- Wilfrid Payne identity picture.
- Born: 25 March 1894 Brighton, England
- Died: 28 December 1978 (aged 84)
- Education: Guy's Hospital
- Known for: A number of areas including the development of flame photometry and for research into metabolic diseases.
- Scientific career
- Fields: Pediatrics, Biochemistry and Clinical chemistry
- Workplaces: Great Ormond Street Hospital Queen Charlotte’s Hospital Hammersmith Hospital Bristol Royal Hospital for Children

= Wilfrid Payne =

British pediatrician

Wilfrid Walter Payne FRCP (25 March 1894 in Brighton – 28 December 1978) was a British pediatrician with his job title also being biochemist and chemical pathologist He was notable for developing flame photometry and chromatography, enzymology, fat balances and chylomicron counting, and for conducting research on gastroenteritis, calcium and phosphorus metabolism, and on coeliac and fibrocystic diseases.

==Life==
Payne was the son of William Henry Payne, an accountant with the London, Brighton and South Coast Railway, and his wife, Alice Flora Smith. He was educated at Brighton Grammar School. His education at Guy's Hospital was interrupted by the start of World War I. He volunteered into the Royal Naval Reserve, serving as sub-lieutenant, spending the last two years of the war working on destroyers. In 1920, he completed his undergraduate training, and qualified at Guys, taking on a number of roles, eventually becoming medical assistant. During 1921, Payne married Winifred Grace, and had two children, a son and daughter.

In 1926, Payne transferred to Great Ormond Street Hospital, initially working as a chemist. His job specification name changed a number of times during his career.
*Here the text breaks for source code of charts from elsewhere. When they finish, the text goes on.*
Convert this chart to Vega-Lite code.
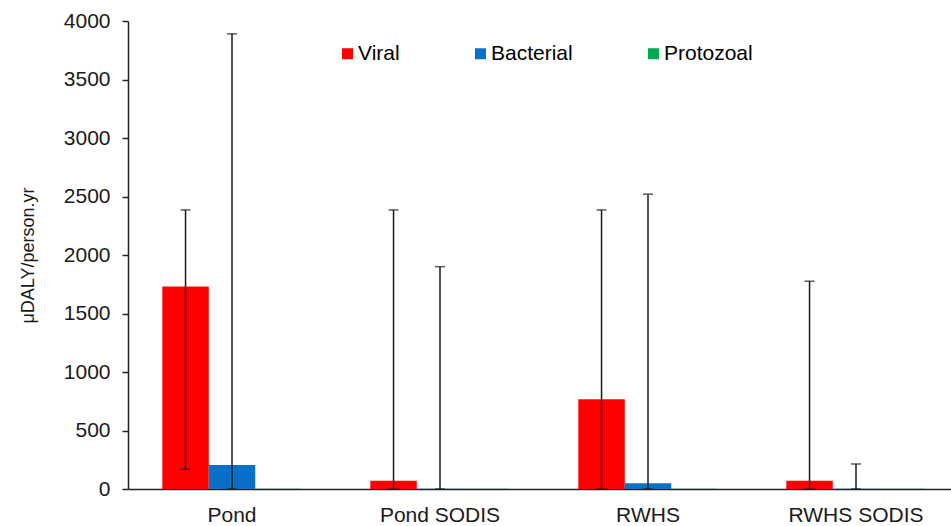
{
  "$schema": "https://vega.github.io/schema/vega-lite/v6.json",
  "autosize": "none",
  "width": 823,
  "height": 468,
  "padding": {"left": 128, "top": 21, "right": 0, "bottom": 37},
  "background": "#ffffff",
  "config": {
    "view": {"stroke": null},
    "font": "Liberation Sans",
    "axis": {"grid": false, "domainColor": "#222222", "domainWidth": 1.5, "tickColor": "#222222", "tickWidth": 1.5, "labelColor": "#1a1a1a", "titleColor": "#1a1a1a", "labelFont": "Liberation Sans", "titleFont": "Liberation Sans"}
  },
  "data": {
    "values": [
      {"site": "Pond", "pathogen": "Viral", "value": 1730, "lower": 168, "upper": 2385},
      {"site": "Pond", "pathogen": "Bacterial", "value": 205, "lower": 0, "upper": 3890},
      {"site": "Pond", "pathogen": "Protozoal", "value": 2},
      {"site": "Pond SODIS", "pathogen": "Viral", "value": 71, "lower": 0, "upper": 2385},
      {"site": "Pond SODIS", "pathogen": "Bacterial", "value": 2, "lower": 0, "upper": 1900},
      {"site": "Pond SODIS", "pathogen": "Protozoal", "value": 2},
      {"site": "RWHS", "pathogen": "Viral", "value": 767, "lower": 0, "upper": 2385},
      {"site": "RWHS", "pathogen": "Bacterial", "value": 49, "lower": 0, "upper": 2520},
      {"site": "RWHS", "pathogen": "Protozoal", "value": 2},
      {"site": "RWHS SODIS", "pathogen": "Viral", "value": 71, "lower": 0, "upper": 1776},
      {"site": "RWHS SODIS", "pathogen": "Bacterial", "value": 2, "lower": 0, "upper": 214},
      {"site": "RWHS SODIS", "pathogen": "Protozoal", "value": 2}
    ]
  },
  "encoding": {
    "x": {
      "field": "site", "type": "nominal", "sort": ["Pond", "Pond SODIS", "RWHS", "RWHS SODIS"],
      "scale": {"range": [0, 832], "paddingInner": 0.33, "paddingOuter": 0.165},
      "axis": {"title": null, "labelAngle": 0, "ticks": false, "labelFontSize": 21, "labelPadding": 15, "labelBaseline": "top"}
    },
    "xOffset": {"field": "pathogen", "type": "nominal", "sort": ["Viral", "Bacterial", "Protozoal"], "scale": {"paddingInner": 0, "paddingOuter": 0}}
  },
  "layer": [
    {
      "mark": {"type": "bar"},
      "encoding": {
        "y": {
          "field": "value", "type": "quantitative",
          "scale": {"domain": [0, 4000], "nice": false},
          "axis": {"title": "μDALY/person.yr", "format": "d", "values": [0, 500, 1000, 1500, 2000, 2500, 3000, 3500, 4000], "labelFontSize": 21, "titleFontSize": 18, "titleFontWeight": "normal", "tickSize": 6, "labelPadding": 12, "titlePadding": 26}
        },
        "color": {
          "field": "pathogen", "type": "nominal",
          "scale": {"domain": ["Viral", "Bacterial", "Protozoal"], "range": ["#ff0000", "#0a6fc6", "#00a850"]},
          "legend": {"title": null, "orient": "none", "direction": "horizontal", "legendX": 209, "legendY": 22, "symbolType": "square", "symbolSize": 121, "symbolStrokeWidth": 0, "labelFontSize": 21, "labelOffset": 0, "columnPadding": 70}
        }
      }
    },
    {
      "mark": {"type": "rule", "color": "#1a1a1a", "strokeWidth": 1.5},
      "encoding": {
        "y": {"field": "lower", "type": "quantitative"},
        "y2": {"field": "upper"}
      }
    },
    {
      "mark": {"type": "tick", "color": "#1a1a1a", "thickness": 1.5, "size": 10, "orient": "horizontal"},
      "encoding": {
        "y": {"field": "upper", "type": "quantitative"}
      }
    },
    {
      "mark": {"type": "tick", "color": "#1a1a1a", "thickness": 1.5, "size": 10, "orient": "horizontal"},
      "encoding": {
        "y": {"field": "lower", "type": "quantitative"}
      }
    }
  ]
}
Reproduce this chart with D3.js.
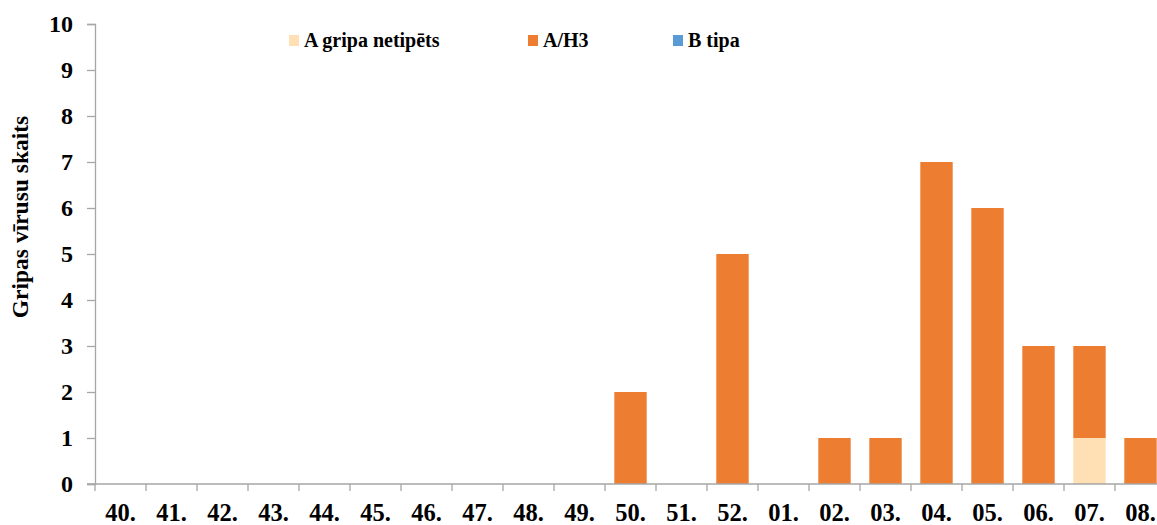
<!DOCTYPE html>
<html>
<head>
<meta charset="utf-8">
<script src="https://cdn.jsdelivr.net/npm/d3@7"></script>
<style>
  html, body { margin: 0; padding: 0; background: #ffffff; }
  svg { display: block; }
</style>
</head>
<body>
<svg id="chart" width="1157" height="525"></svg>
<script>
// Weeks of the season
const weeks = ["40.", "41.", "42.", "43.", "44.", "45.", "46.", "47.", "48.", "49.",
               "50.", "51.", "52.", "01.", "02.", "03.", "04.", "05.", "06.", "07.", "08."];

// Virus counts per week, one array per series
const aUntyped = [0, 0, 0, 0, 0, 0, 0, 0, 0, 0, 0, 0, 0, 0, 0, 0, 0, 0, 0, 1, 0];
const aH3      = [0, 0, 0, 0, 0, 0, 0, 0, 0, 0, 2, 0, 5, 0, 1, 1, 7, 6, 3, 2, 1];
const bType    = [0, 0, 0, 0, 0, 0, 0, 0, 0, 0, 0, 0, 0, 0, 0, 0, 0, 0, 0, 0, 0];

const seriesNames  = ["A gripa netipēts", "A/H3", "B tipa"];
const seriesColors = ["#FFE0B5", "#ED7D31", "#5B9BD5"];
const yTicks = [0, 1, 2, 3, 4, 5, 6, 7, 8, 9, 10];
const yTitle = "Gripas vīrusu skaits";

const FONT = '"Liberation Serif", "Times New Roman", Tinos';

const rows = weeks.map((w, i) => ({
  week: w,
  [seriesNames[0]]: aUntyped[i],
  [seriesNames[1]]: aH3[i],
  [seriesNames[2]]: bType[i]
}));

const svg = d3.select("#chart");
const plotLeft = 95, plotBottom = 484, plotTop = 24;
const band = 51;

const x = d3.scaleBand()
  .domain(weeks)
  .range([plotLeft, plotLeft + band * weeks.length])
  .paddingInner(0.365)
  .paddingOuter(0.1825);

const y = d3.scaleLinear().domain([0, 10]).range([plotBottom, plotTop]);

const layers = d3.stack().keys(seriesNames)(rows);

// Bars
svg.append("g")
  .selectAll("g")
  .data(layers)
  .join("g")
  .attr("fill", (d, i) => seriesColors[i])
  .selectAll("rect")
  .data(d => d.filter(p => p[1] - p[0] > 0))
  .join("rect")
  .attr("x", d => x(d.data.week))
  .attr("y", d => y(d[1]))
  .attr("width", x.bandwidth())
  .attr("height", d => y(d[0]) - y(d[1]));

const axisColor = "#a6a6a6";

// Y axis
const yAxis = svg.append("g")
  .attr("transform", `translate(${plotLeft},0)`)
  .call(d3.axisLeft(y).tickValues(yTicks).tickSize(8).tickPadding(14).tickFormat(d3.format("d")));
yAxis.select(".domain").attr("stroke", axisColor).attr("stroke-width", 1.3);
yAxis.selectAll(".tick line").attr("stroke", axisColor).attr("stroke-width", 1.3);
yAxis.selectAll(".tick text")
  .attr("fill", "#000")
  .style("font-size", "24px")
  .style("font-family", FONT)
  .style("font-weight", "bold");

// X axis: ticks sit on band boundaries
const xAxisG = svg.append("g").attr("transform", `translate(0,${plotBottom})`);
xAxisG.append("line")
  .attr("x1", plotLeft - 8).attr("x2", plotLeft + band * weeks.length)
  .attr("y1", 0).attr("y2", 0)
  .attr("stroke", axisColor).attr("stroke-width", 1.3);
const boundaries = d3.range(weeks.length + 1).map(i => x.range()[0] + i * x.step());
xAxisG.selectAll("line.sep")
  .data(boundaries)
  .join("line")
  .attr("class", "sep")
  .attr("x1", d => d).attr("x2", d => d)
  .attr("y1", 0).attr("y2", 7)
  .attr("stroke", axisColor).attr("stroke-width", 1.3);
xAxisG.selectAll("text")
  .data(weeks)
  .join("text")
  .attr("x", d => x(d) + x.bandwidth() / 2)
  .attr("y", 37)
  .attr("text-anchor", "middle")
  .style("font-family", FONT)
  .style("font-weight", "bold")
  .style("font-size", "24.5px")
  .text(d => d);

// Y axis title
svg.append("text")
  .attr("transform", "translate(28,217) rotate(-90)")
  .attr("text-anchor", "middle")
  .style("font-family", FONT)
  .style("font-weight", "bold")
  .style("font-size", "23.5px")
  .text(yTitle);

// Legend
const legendX = [289, 528, 673];
const legend = svg.append("g")
  .selectAll("g")
  .data(seriesNames)
  .join("g")
  .attr("transform", (d, i) => `translate(${legendX[i]},35)`);
legend.append("rect")
  .attr("width", 10).attr("height", 11)
  .attr("fill", (d, i) => seriesColors[i]);
legend.append("text")
  .attr("x", 15).attr("y", 12)
  .style("font-family", FONT)
  .style("font-weight", "bold")
  .style("font-size", "20px")
  .text(d => d);
</script>
</body>
</html>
When he retired in 1959, from the medical profession, which was now called National Health Service, he immediately went back to work, working at the Queen Charlotte's Hospital for three years, followed by 7 years with the Neonatal Unit at Hammersmith Hospital. In 1968, Payne's first wife died. In 1971, he married Anne King. Payne moved to Bristol in 1969, where he worked in the Child Health Unit at the Bristol Royal Hospital for Children until 1973, when he finally retired.

==Bibliography==
Payne was considered a man of prodigious output but did little writing. These are his most important papers and all apart from the third paper were produced jointly.

- Payne, W. W. (1923). "Visceral Pain in the Upper Alimentary Tract"
- Hale-White, R. (1926). "The Dextrose Tolerance Curve in Health"
- LIGHTWOOD, R. (1953). "Infantile Renal Acidosis"
- Payne, Wilfrid W. (1956). "Renal tubular defects in childhood"
- Cochrane, W. A. (1956). "Familial Hypoglycemia Precipitated by Amino Acids"
- Free diet in the treatment of diabetes mellitus
- Lawson, David (1960). "Forty Years of Nephrosis in Childhood"

==Awards and accolades==
Payne received the Dawson Williams Memorial Prize in 1959 and the James Spence Medal in 1971.